Saturday, April 28, 2007

Why both ALL parties should listen to Joe

If you haven't heard or read Joe Lieberman's speech the other day, as the rest of the Democrats were so earnestly passing the latest surrender bill, please take the time to read the entire transcript.

Some of the best of it comes about halfway through:
For most of the past four years, under Defense Secretary Rumsfeld, the United States did not try to establish basic security in Iraq. Rather than deploying enough troops necessary to protect the Iraqi people, the focus of our military has been on training and equipping Iraqi forces, protecting our own forces, and conducting targeted sweeps and raids—in other words, the very same missions proposed by the proponents of the legislation before us.
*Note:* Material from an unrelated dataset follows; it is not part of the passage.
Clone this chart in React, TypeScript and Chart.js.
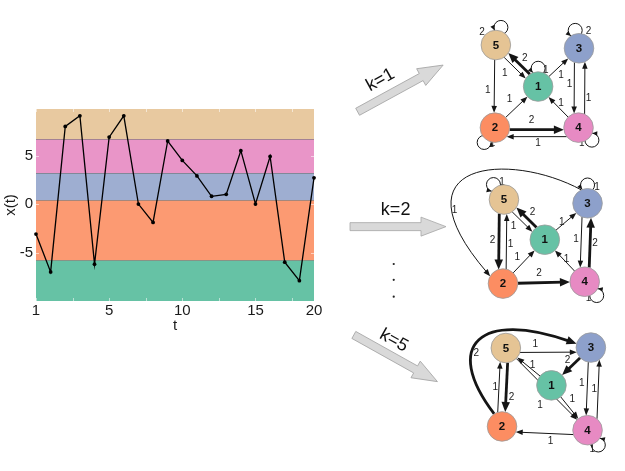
import React, { useEffect, useRef } from "react";
import { Chart, registerables } from "chart.js";
Chart.register(...registerables);

const W = 625;
const H = 471;

// ---------- time-series panel data ----------
const tSteps = ["1","2","3","4","5","6","7","8","9","10","11","12","13","14","15","16","17","18","19","20"];
const xTickLabels = ["1","","","","","5","","","","","10","","","","","15","","","","20"];
const xValues = [-3.1, -7.0, 8.0, 9.1, -6.2, 6.9, 9.1, 0.0, -1.9, 6.5, 4.5, 2.9, 0.8, 1.0, 5.5, 0.0, 4.9, -6.0, -7.9, 2.7];
const yTickValues = [-5, 0, 5];
const bandEdges = [-10, -5.8, 0.4, 3.2, 6.7, 9.8];
const bandColors = ["#66c2a5", "#fc9a72", "#9eaed1", "#e995c8", "#e8c9a0"];
const minorTickIdx = [0, 2.5, 5, 7.5, 10, 12.5, 15, 17.5, 19];

// ---------- transition graphs data ----------
const nodeIds = [1, 2, 3, 4, 5];
const nodeColors = ["#66c2a5", "#fc8d62", "#8da0cb", "#e78ac3", "#e5c494"];
const stepLabels = ["k=1", "k=2", "k=5"];
// [from, to, weight]
const edgesK1 = [[5,1,1],[1,5,2],[1,3,1],[5,2,1],[2,1,1],[2,4,2],[4,2,1],[4,1,1],[3,4,1],[4,3,1]];
const loopsK1 = [[5,2],[3,2],[1,1],[2,1],[4,1]];
const edgesK2 = [[3,2,1],[5,1,1],[1,5,2],[1,3,1],[5,2,2],[2,5,1],[2,1,1],[2,4,2],[4,1,1],[3,4,1],[4,3,2]];
const loopsK2 = [[5,1],[3,1],[4,1]];
const edgesK5 = [[2,3,2],[5,3,1],[3,1,2],[1,5,1],[5,4,1],[1,4,1],[2,5,1],[5,2,2],[3,4,1],[4,3,1],[4,2,1]];
const loopsK5 = [[4,1]];

// ---------- layout (positions in overlay units) ----------
const layoutK1 = {
  nodes: [[550,76],[504.5,120],[593,35],[592.5,120],[505.5,31.5]],
  edges: [
    { off: 3, l: [515,62] }, { off: 3, l: [536,46] }, { off: 0, l: [574,64] },
    { off: 1, l: [497,80] }, { off: 0, l: [520,90] }, { off: 2, l: [543,112] },
    { off: -9, l: [550,137] }, { off: 0, l: [574,94] }, { off: 4.5, l: [583,74] },
    { off: 6, l: [603,88] },
  ],
  loops: [[-74,491,18],[-102,603,17],[-90,558,58],[126,502,137],[43,596,137]],
};
const layoutK2 = {
  nodes: [[557,240],[513,287],[602,201],[599,285],[514,197]],
  edges: [
    { off: 0, l: [462,208], curve: [-115, 520,145, 395,155, -150] },
    { off: 3, l: [524,226] }, { off: 3, l: [544,211] }, { off: 0, l: [575,221] },
    { off: 4.5, l: [502,241] }, { off: 3, l: [521,245] }, { off: 0, l: [528,259] },
    { off: 0, l: [551,276] }, { off: 0, l: [580,261] }, { off: 5, l: [590,240] },
    { off: 4, l: [610,244] },
  ],
  loops: [[-125,512,178],[-90,612,184],[49,603,303]],
};
const layoutK5 = {
  nodes: [[564,396],[512,440],[605.5,355.5],[602,444],[516,356]],
  edges: [
    { off: 0, l: [485,362], curve: [-122, 448,352, 490,315, -165] },
    { off: 4.5, l: [547,352] }, { off: 0, l: [581,369] }, { off: 0, l: [544,374] },
    { off: 0, l: [552,417] }, { off: 0, l: [586,411] }, { off: -5, l: [505,398] },
    { off: -2.5, l: [522,409] }, { off: 2, l: [596,394] }, { off: 9, l: [609,400] },
    { off: -5, l: [563,456] },
  ],
  loops: [[54,607,464]],
};
const graphs = [
  { edges: edgesK1, loops: loopsK1, layout: layoutK1 },
  { edges: edgesK2, loops: loopsK2, layout: layoutK2 },
  { edges: edgesK5, loops: loopsK5, layout: layoutK5 },
];
const bigArrows = [
  { from: [360,103], to: [450,53], label: [384,69], rot: -29 },
  { from: [352,226], to: [453,226], label: [400,208], rot: 0 },
  { from: [356,342], to: [444,392], label: [398,348], rot: 29 },
];
const dotsPos = [[398,266],[398,283],[398,301]];
const NODE_R = 14.8;

const FONT = "'Liberation Sans', Arial, Helvetica, sans-serif";

// ---------- plugins ----------
const bandPlugin = {
  id: "bands",
  beforeDatasetsDraw(chart: any) {
    const { ctx, chartArea, scales } = chart;
    const { left, right, top, bottom } = chartArea;
    const y = scales.y;
    const x = scales.x;
    ctx.save();
    for (let i = 0; i < bandColors.length; i++) {
      const y0 = y.getPixelForValue(bandEdges[i]);
      const y1 = y.getPixelForValue(bandEdges[i + 1]);
      ctx.fillStyle = bandColors[i];
      ctx.fillRect(left, y1, right - left, y0 - y1);
    }
    ctx.strokeStyle = "rgba(105,105,105,0.55)";
    ctx.lineWidth = 1;
    for (let i = 1; i < bandEdges.length - 1; i++) {
      const yy = Math.round(y.getPixelForValue(bandEdges[i])) + 0.5;
      ctx.beginPath();
      ctx.moveTo(left, yy);
      ctx.lineTo(right, yy);
      ctx.stroke();
    }
    ctx.strokeStyle = "rgba(255,255,255,0.55)";
    for (const v of minorTickIdx) {
      const xx = Math.round(x.getPixelForValue(v)) + 0.5;
      ctx.beginPath();
      ctx.moveTo(xx, bottom);
      ctx.lineTo(xx, bottom - 3);
      ctx.moveTo(xx, top);
      ctx.lineTo(xx, top + 3);
      ctx.stroke();
    }
    for (const v of yTickValues) {
      const yy = Math.round(y.getPixelForValue(v)) + 0.5;
      ctx.beginPath();
      ctx.moveTo(left, yy);
      ctx.lineTo(left + 3, yy);
      ctx.moveTo(right, yy);
      ctx.lineTo(right - 3, yy);
      ctx.stroke();
    }
    ctx.restore();
  },
};

function arrowHead(ctx: any, ex: number, ey: number, ux: number, uy: number, hl: number, hw: number) {
  const px = -uy, py = ux;
  ctx.beginPath();
  ctx.moveTo(ex, ey);
  ctx.lineTo(ex - ux * hl + px * hw / 2, ey - uy * hl + py * hw / 2);
  ctx.lineTo(ex - ux * hl - px * hw / 2, ey - uy * hl - py * hw / 2);
  ctx.closePath();
  ctx.fill();
}

const graphPlugin = {
  id: "graphs",
  beforeDatasetsDraw(chart: any) {
    const { ctx, scales } = chart;
    const X = (v: number) => scales.x.getPixelForValue(v);
    const Y = (v: number) => scales.y.getPixelForValue(v);
    ctx.save();
    // big gray arrows and step labels
    bigArrows.forEach((a, i) => {
      const x0 = X(a.from[0]), y0 = Y(a.from[1]), x1 = X(a.to[0]), y1 = Y(a.to[1]);
      const L = Math.hypot(x1 - x0, y1 - y0);
      const ang = Math.atan2(y1 - y0, x1 - x0);
      const hl = 25, hw = 9.5, sw = 4;
      ctx.save();
      ctx.translate(x0, y0);
      ctx.rotate(ang);
      ctx.beginPath();
      ctx.moveTo(0, -sw);
      ctx.lineTo(L - hl, -sw);
      ctx.lineTo(L - hl, -hw);
      ctx.lineTo(L, 0);
      ctx.lineTo(L - hl, hw);
      ctx.lineTo(L - hl, sw);
      ctx.lineTo(0, sw);
      ctx.closePath();
      ctx.fillStyle = "#d9d9d9";
      ctx.fill();
      ctx.strokeStyle = "#a6a6a6";
      ctx.lineWidth = 0.8;
      ctx.stroke();
      ctx.restore();
      ctx.save();
      ctx.translate(X(a.label[0]), Y(a.label[1]));
      ctx.rotate((a.rot * Math.PI) / 180);
      ctx.fillStyle = "#111";
      ctx.font = `18px ${FONT}`;
      ctx.textAlign = "center";
      ctx.textBaseline = "middle";
      ctx.fillText(stepLabels[i], 0, 0);
      ctx.restore();
    });
    ctx.fillStyle = "#222";
    for (const d of dotsPos) {
      ctx.beginPath();
      ctx.arc(X(d[0]), Y(d[1]), 1.1, 0, Math.PI * 2);
      ctx.fill();
    }
    // edges
    ctx.strokeStyle = "#151515";
    ctx.fillStyle = "#151515";
    const r = NODE_R;
    for (const g of graphs) {
      const N = g.layout.nodes.map((p) => [X(p[0]), Y(p[1])]);
      g.edges.forEach((e, i) => {
        const geo: any = g.layout.edges[i];
        const P = N[e[0] - 1];
        const Q = N[e[1] - 1];
        const thick = e[2] > 1;
        const hl = thick ? 10 : 7;
        const hw = thick ? 8.5 : 5.5;
        ctx.lineWidth = thick ? 2.8 : 1;
        if (geo.curve) {
          const [a0, c1x, c1y, c2x, c2y, a1] = geo.curve;
          const S = [P[0] + r * Math.cos((a0 * Math.PI) / 180), P[1] + r * Math.sin((a0 * Math.PI) / 180)];
          const E = [Q[0] + r * Math.cos((a1 * Math.PI) / 180), Q[1] + r * Math.sin((a1 * Math.PI) / 180)];
          const C1 = [X(c1x), Y(c1y)], C2 = [X(c2x), Y(c2y)];
          const tx = E[0] - C2[0], ty = E[1] - C2[1];
          const tl = Math.hypot(tx, ty);
          const ux = tx / tl, uy = ty / tl;
          ctx.beginPath();
          ctx.moveTo(S[0], S[1]);
          ctx.bezierCurveTo(C1[0], C1[1], C2[0], C2[1], E[0] - ux * hl * 0.7, E[1] - uy * hl * 0.7);
          ctx.stroke();
          arrowHead(ctx, E[0], E[1], ux, uy, hl, hw);
        } else {
          const dx = Q[0] - P[0], dy = Q[1] - P[1];
          const L = Math.hypot(dx, dy);
          const ux = dx / L, uy = dy / L;
          const px = -uy, py = ux;
          const off = geo.off;
          const d = Math.sqrt(Math.max(r * r - off * off, 0));
          const sx = P[0] + px * off + ux * d, sy = P[1] + py * off + uy * d;
          const ex = Q[0] + px * off - ux * d, ey = Q[1] + py * off - uy * d;
          ctx.beginPath();
          ctx.moveTo(sx, sy);
          ctx.lineTo(ex - ux * hl * 0.7, ey - uy * hl * 0.7);
          ctx.stroke();
          arrowHead(ctx, ex, ey, ux, uy, hl, hw);
        }
      });
      // self loops
      g.loops.forEach((lp, i) => {
        const geo = g.layout.loops[i];
        const C = N[lp[0] - 1];
        const a = (geo[0] * Math.PI) / 180;
        const rl = 7, D = r + 3.5;
        const cx = C[0] + Math.cos(a) * D, cy = C[1] + Math.sin(a) * D;
        ctx.lineWidth = 1;
        ctx.beginPath();
        ctx.arc(cx, cy, rl, 0, Math.PI * 2);
        ctx.stroke();
        const th = Math.acos((D * D + r * r - rl * rl) / (2 * D * r));
        const ia = a - th;
        const ix = C[0] + Math.cos(ia) * r, iy = C[1] + Math.sin(ia) * r;
        const phi = Math.atan2(iy - cy, ix - cx);
        let ux = -Math.sin(phi), uy = Math.cos(phi);
        if (ux * (C[0] - ix) + uy * (C[1] - iy) < 0) { ux = -ux; uy = -uy; }
        arrowHead(ctx, ix, iy, ux, uy, 5, 4.5);
      });
    }
    // edge weight labels
    ctx.fillStyle = "#222";
    ctx.font = `10px ${FONT}`;
    ctx.textAlign = "center";
    ctx.textBaseline = "middle";
    for (const g of graphs) {
      g.edges.forEach((e, i) => {
        const geo: any = g.layout.edges[i];
        ctx.fillText(String(e[2]), X(geo.l[0]), Y(geo.l[1]));
      });
      g.loops.forEach((lp, i) => {
        const geo = g.layout.loops[i];
        ctx.fillText(String(lp[1]), X(geo[1]), Y(geo[2]));
      });
    }
    ctx.restore();
  },
  afterDatasetsDraw(chart: any) {
    const { ctx, scales } = chart;
    ctx.save();
    ctx.fillStyle = "#111";
    ctx.font = `bold 11.5px ${FONT}`;
    ctx.textAlign = "center";
    ctx.textBaseline = "middle";
    for (const g of graphs) {
      g.layout.nodes.forEach((p, i) => {
        ctx.fillText(String(nodeIds[i]), scales.x.getPixelForValue(p[0]), scales.y.getPixelForValue(p[1]) + 0.5);
      });
    }
    ctx.restore();
  },
};

export default function App() {
  const lineRef = useRef<HTMLCanvasElement>(null);
  const graphRef = useRef<HTMLCanvasElement>(null);

  useEffect(() => {
    const lineChart = new Chart(lineRef.current as HTMLCanvasElement, {
      type: "line",
      data: {
        labels: tSteps,
        datasets: [
          {
            data: xValues,
            borderColor: "#000",
            borderWidth: 1.3,
            pointRadius: 1.9,
            pointBackgroundColor: "#000",
            pointBorderWidth: 0,
            tension: 0,
            fill: false,
          },
        ],
      },
      options: {
        responsive: false,
        animation: false,
        events: [],
        layout: { padding: { left: 0, top: 109, right: W - 314, bottom: 134 } },
        plugins: { legend: { display: false }, tooltip: { enabled: false } },
        scales: {
          x: {
            type: "category",
            offset: false,
            grid: { display: false, drawTicks: false },
            border: { display: false },
            afterFit: (s: any) => { s.height = 36; },
            ticks: {
              autoSkip: false,
              maxRotation: 0,
              padding: 1,
              color: "#1a1a1a",
              font: { family: FONT, size: 15 },
              callback: (_v: any, i: number) => xTickLabels[i],
            },
            title: { display: true, text: "t", color: "#1a1a1a", font: { family: FONT, size: 15 }, padding: { top: 0, bottom: 2 } },
          },
          y: {
            type: "linear",
            min: bandEdges[0],
            max: bandEdges[bandEdges.length - 1],
            grid: { display: false, drawTicks: false },
            border: { display: false },
            afterFit: (s: any) => { s.width = 36; },
            afterBuildTicks: (s: any) => { s.ticks = yTickValues.map((v) => ({ value: v })); },
            ticks: { padding: 3, color: "#1a1a1a", font: { family: FONT, size: 15 } },
            title: { display: true, text: "x(t)", color: "#1a1a1a", font: { family: FONT, size: 15 }, padding: { top: 2, bottom: 0 } },
          },
        },
      } as any,
      plugins: [bandPlugin],
    });

    const graphChart = new Chart(graphRef.current as HTMLCanvasElement, {
      type: "scatter",
      data: {
        datasets: graphs.map((g) => ({
          data: g.layout.nodes.map((p) => ({ x: p[0], y: p[1] })),
          pointRadius: NODE_R,
          pointBackgroundColor: nodeColors,
          pointBorderColor: "#9a9a9a",
          pointBorderWidth: 0.8,
          showLine: false,
        })),
      },
      options: {
        responsive: false,
        animation: false,
        events: [],
        layout: { padding: 0 },
        plugins: { legend: { display: false }, tooltip: { enabled: false } },
        scales: {
          x: { type: "linear", min: 0, max: W, display: false },
          y: { type: "linear", min: 0, max: H, reverse: true, display: false },
        },
      } as any,
      plugins: [graphPlugin],
    });

    return () => {
      lineChart.destroy();
      graphChart.destroy();
    };
  }, []);

  return (
    <div style={{ position: "fixed", left: 0, top: 0, width: W, height: H, background: "#fff" }}>
      <canvas ref={lineRef} width={W} height={H} style={{ position: "absolute", left: 0, top: 0 }} />
      <canvas ref={graphRef} width={W} height={H} style={{ position: "absolute", left: 0, top: 0, pointerEvents: "none" }} />
    </div>
  );
}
That strategy failed—and we know why it failed. It failed because we didn't have enough troops to ensure security, which in turn created an opening for Al Qaeda and its allies to exploit. They stepped into this security vacuum and, through horrific violence, created a climate of fear and insecurity in which political and economic progress became impossible.

For years, many members of Congress recognized this. We talked about this. We called for more troops, and a new strategy, and—for that matter—a new secretary of defense.

And yet, now, just as President Bush has come around—just as he has recognized the mistakes his administration has made, and the need to focus on basic security in Iraq, and to install a new secretary of defense and a new commander in Iraq—now his critics in Congress have changed their minds and decided that the old, failed strategy wasn't so bad after all.

What is going on here? What has changed so that the strategy that we criticized and rejected in 2006 suddenly makes sense in 2007?

Why is it that Senator Lieberman has recognized the flexibility, the openness to input on Iraq President Bush has continued to demonstrate, and yet otherwise sensible conservatives seem blind to it? It is important that we not lose patience with ourselves, but I find the temptation rising to shout at people I respect, over this very issue.


(If you don't want to be caught visiting Front Page Magazine's pages, out of fear of catching some terrible rightwing contagion, you can find it also at, uh, oh well, rightwing lunatic wink wink nudge nudge Power Line, where Paul Mirengoff was the first I know of to post it in its entirety. I wouldn't hold my breath waiting for it to appear at a leftwing site, though. Sorry. If you're nervous, get your shots, then go among the rabid conservatives, if you dare.)